The Ministry of National Assets of Chile (MBN) The Ministry of National Assets of Chile (MBN) is an institution in charge of recognizing and managing the fiscal patrimony or property. Likewise, other of its functions is regularating the small real estate and to control over the national assets of public use.

Its current minister is Javiera Alejandra Toro Cáceres.

History
In 1871, under Federico Errázuriz Zañartu's government (1871−1876), it was created the Ministry of Foreign Relations and Colonization to order the occupation of the southern lands. When the inhabitants settled in the south of Chile, the State assumed a new role aimed at the administration of fiscal assets, the conservation of heritage and the exploitation of natural benefits.

In 1888, preserving the same attributions, this ministry took the name of «Foreign Relations, Worship and Colonization». As a result of the numerous problems between settlers and indigenous people due to the diffuse legality over the dominion of the existing property, the Austral Property Ministry was created in 1930. Its mission was being in charge of the colonizing occupation policies south of the Malleco River. At the same time, that year also was established the Department of National Assets and Colonization, under the freshly formed Ministry of Austral Property.

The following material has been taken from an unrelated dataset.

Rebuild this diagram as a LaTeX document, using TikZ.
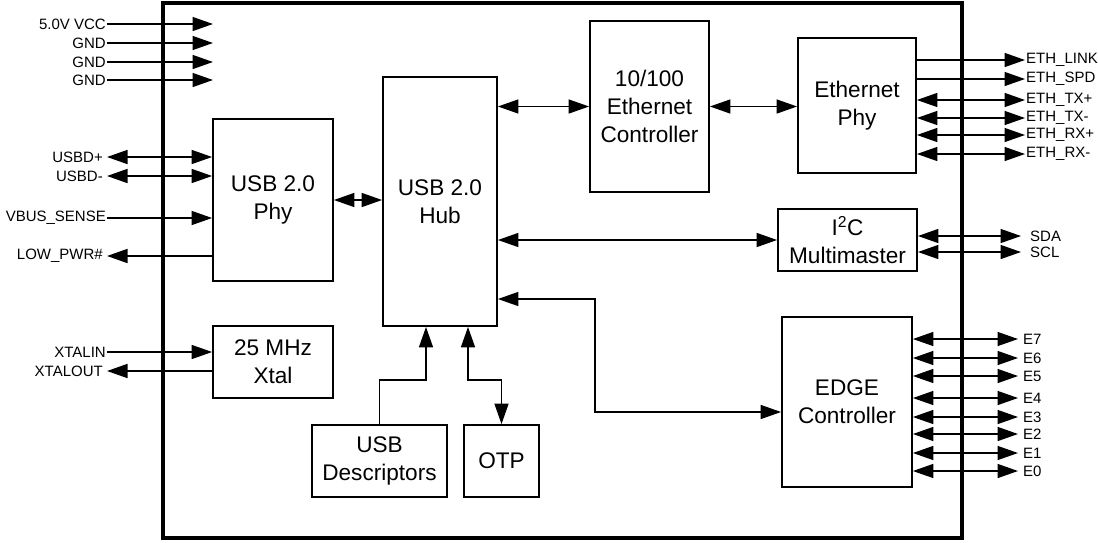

Its mission was to manage the public lands to deliver them —with absolute legal knowledge— to the settlers of southern Chile.

In 1977, with the DL N°1939 of Augusto Pinochet's regime, it was created the Ministry of Lands and Colonization, which shortly after, on 5 June 1980, adopted the current name of «Ministry of National Assets». Similarly, its functions were redefined, being adapted to the new social, economic and political reality of Chile.